列に並んで1歩30cmのアスファルト

それにしても、コミケで同人誌をちゃんと選んで買おうとすると、必然のように18禁本が減っていくのは、我ながらちょっと可笑しい。
なんでだろうと考えてみると、18禁本の濡れ場というもの、性行為の手順を、僕はどうしても既定のルーチンワークとして捉えずにはいられなくて、それを描くことで(作者にとっては)ページ数が容易に稼げて、しかも極めて排他的な空間だから背景を描く必要もなくて楽、そのうえたくさんの(男性)客に買ってもらえちゃう最強食材のようで、そういう作者側のご都合主義に踊らされているような気がするのが、癪に触るからなのかもしれません。
(性的に)気持ちよいことがあって、(性的に)気持ちよくする/なる方法がある程度厳密に、割と普遍的に確立している濡れ場というものと違い、あるいは比較的、物語というものは基本的に気持ちよいことだけを求めているわけじゃなく、しかも気持ちよくする/なる方法について厳密なルール(公式)が存在しない世界だと思うのです。濡れ場にとっては気持ちよいことが絶対正義であるけれども、物語にとっては気持ちよいことが時に悪であり、達しきれないことが時に正義になったりする、善悪の判断基準ですら一から創造していかなければならない領域が、物語の物語たるゆえんです。
さらにいえば、マテリアルとしての性的快楽とそれを求める人の欲求をいったん徹底的に排斥したあと、それを遠くから間接的に憧れる《塞がれた性的動機》を駆動力に、あるいは導引力として、物語というものは作者によって自由自在に創造され、精神地平を媒介して読者自ら引き込んでいくものなのだと思うのです。
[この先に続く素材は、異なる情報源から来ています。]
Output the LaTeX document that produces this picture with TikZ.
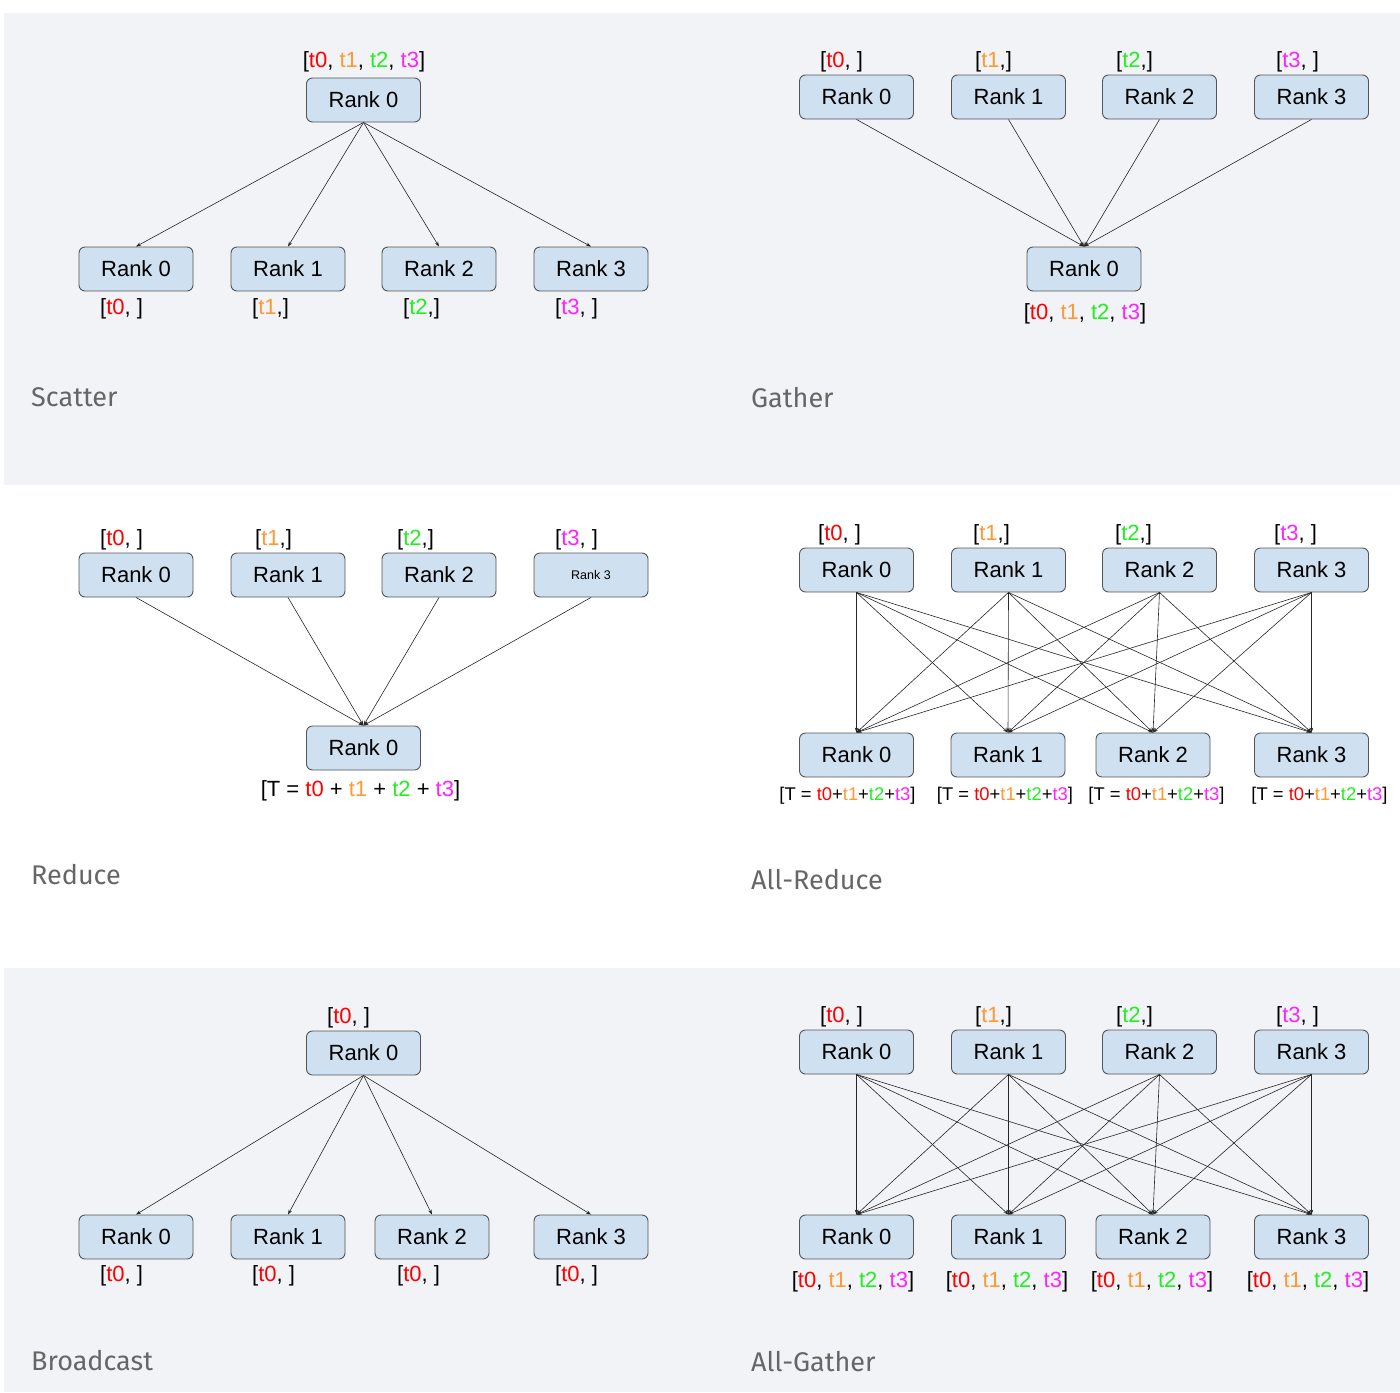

「あの子を抱きたい、そのためにはどうしたらいいか?」
あられもなく本能的な目的-方法の狭間に、文化が生まれ、物語が編まれる。そして、その目的-方法に狭間があるからこそ、人間は人間でいられるのであって、その狭間に埋め尽くされた文化と、物語を両親にして、個性は産み落とされていくように空想しています。
翻って、あらゆる数多の個性を帯びた2次元美少女ヒロインたちが、ベッド上では同じような反応しか見せないのは、(読者の)本能的な目的-方法の間に狭間がないから、だからそこに個性が必要ないから。それとも、(本当は存在する)濡れ場の物語性や、俎板上のヒロインの個性に僕が気づけない、僕の読解力のなさが原因なのでしょうかね。
ご褒美としての見目麗しい2次元美少女との濡れ場シーンという位置づけが、美少女ゲームのゲーム性にとって割とかけがえのない装置であるのと同じように、人気があり価値のある18禁同人誌をゲットするために長蛇の列に並ぶという行為もまた、その装置の一部として位置づけることができるものなのでしょうか。
強いて言うなら、コミックマーケットというゲーム性。そこに致命的な違いがあるとするならば、美少女ゲームの1クリックごとに物語が潜んでいるのに対し、大手サークルの列の1歩ごとに30cm程度の現実が露出しているということです。
18禁同人誌の提供する濡れ場という非物語を求めて、物語を捨てていく長蛇の列と(コミックマーケットという物語とは本来、サークルメンバーと一般参加者、サークル同士、一般参加者同士の出会いと交流を通し生で描かれていくもの。列に並ぶという行為はコミケの物語性を破棄します)、18禁美少女ゲームの提供する濡れ場という非物語を求めて、物語に嵌まり込んでいくプレイヤー。
18禁美少女ゲームというもののゲーム性の本質とは、プレイヤーをその"主目的"(エロ)に訴えて巧みにおびき寄せ、自然かつ無理やりに物語という陥穽に落とし込む欺瞞のことであるとしたとき、結局、僕らが大手サークルに列作って並ぶことも、ギャルゲーを起動してクリックすることも、目的-方法という面ではまったく代わり映えしなくて。
その狭間に、(例えば恋愛や学校というような)文化があるか、物語があるか、はたまたアスファルトがあるかという違いだけ。そのアスファルトを"読んでやる!"というメルヘンがもしかしたら成立するのかもしれないけれど。ちなみに騙すかどうかでいえば、たまにコミケの列でも騙されることがありますけどね(あともう少しで買えるって段階で完売したりとか)。
物語を諦めた18禁同人誌と、物語を捨てた長蛇の列。いや、だからどうしたって話なんですけどね。